Did I do the right thing?
(49 views)I just don’t know what to do at this point. I hate being a heart breaker, but this came about from being a dumb ass in the relationship before the last…here’s mine.
There was an mmo I played nearly 2 years ago. I used to play a lot, so I bonded with a number of people online. There was one in particular that I talked to regularly. He was nice, and has problems with an ex. She basically treated him like shit. And that made him very depressed and even more. Anyway, to keep this part short, we ended up moving a step higher in-game and began “dating.” We both lived in different states at the time. He planned on coming down to Florida to see me. The distance between us was bad. We talked on msn and even did video chat sessions but that wasn’t enough for me…so about a year into it, and finally calming down from the mmo addiction, I decided to check back on myspace to reconnect with some people and add em on my facebook page (this was in 2010 if I remember correctly.) Out of 20 people, 2 replied; an old friend and some fucking drop out loser from highschool. We started talking (as friends) on facebook and come to found out he lived like 2 minutes away from me and more. So after spending a few times together, talking and what have you, he started to send flirt messages on my facebook.

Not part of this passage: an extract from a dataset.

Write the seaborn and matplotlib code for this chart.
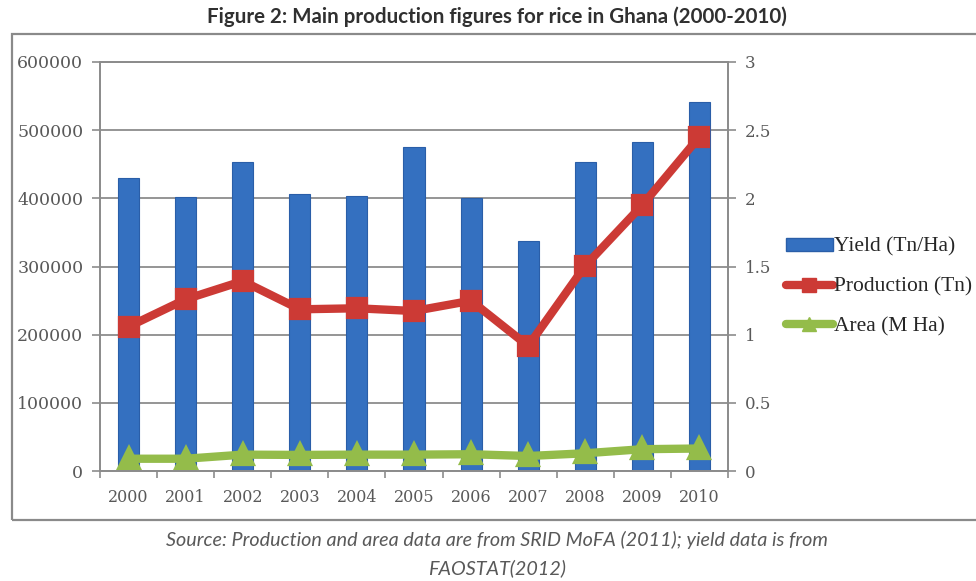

And I responded to them. Not in a big way, but I guess enough to make my mmo bf angry and break up with me. Guess I deserved it, I did started to lose interest in him. So I started to date the drop out guy…and found out quickly that we didn’t really have a lot in common. He smokes weed, always puts his loser friends before me, called me names during the time that I tried breaking up with him, doesn’t keep his house clean, was rude to me and my mother and so much more…I tried making it work, I truly and honestly did! For one whole year, staying by a dirty, jobless slob. One that told me to get out of his house after I cleaned it up for him with my mother and come back 5 days later to find it smelling it dirty again and just disgusting crap everywhere. Sorry for making this so long, but honest to god, if that was my karma for messing up with that nice guy I met online, then damn that was a good one for me! Really, I don’t ever want to go through that again…
That’s not the end though. Every time I tried breaking it up, he would chase after me in texts, calls and even drove by my house. It is INSANE. AND he only did it when I call it quits or don’t call/text him.
A few months ago I made an account on okcupid. I barely used it. A guy (which I will not name) messaged me, and since I was very busy working on my artwork and comics, I tell him to just text me. We texted. Texts turned to phone calls (because I told him that I thought it was going anywhere) but wow, I am so thankful for being a hot head at that moment. The phone conversation that night lasted for 4 hours! We have so much in common! It was so refreshing to talk to someone with the same interests as me. And what was the kicker - he and I had developed a insane attraction to one another in a few days. We went on a date and it was fantastic! We talked and I mean, talked about deep and touching topics. I tell you one thing; if this doesn’t work, I truly wouldn’t mind. This person is amazing, and would def. keep as a friend. And so straight forward and more…completely different from my now permanent ex boyfriend. He did and said things that hurt me. Never was there, always had an excuse for not keeping a job….but now I feel bad, in fact guilty. Will karma kill me again? Did I truly did the right thing? I honestly going to say I did…how about you guys?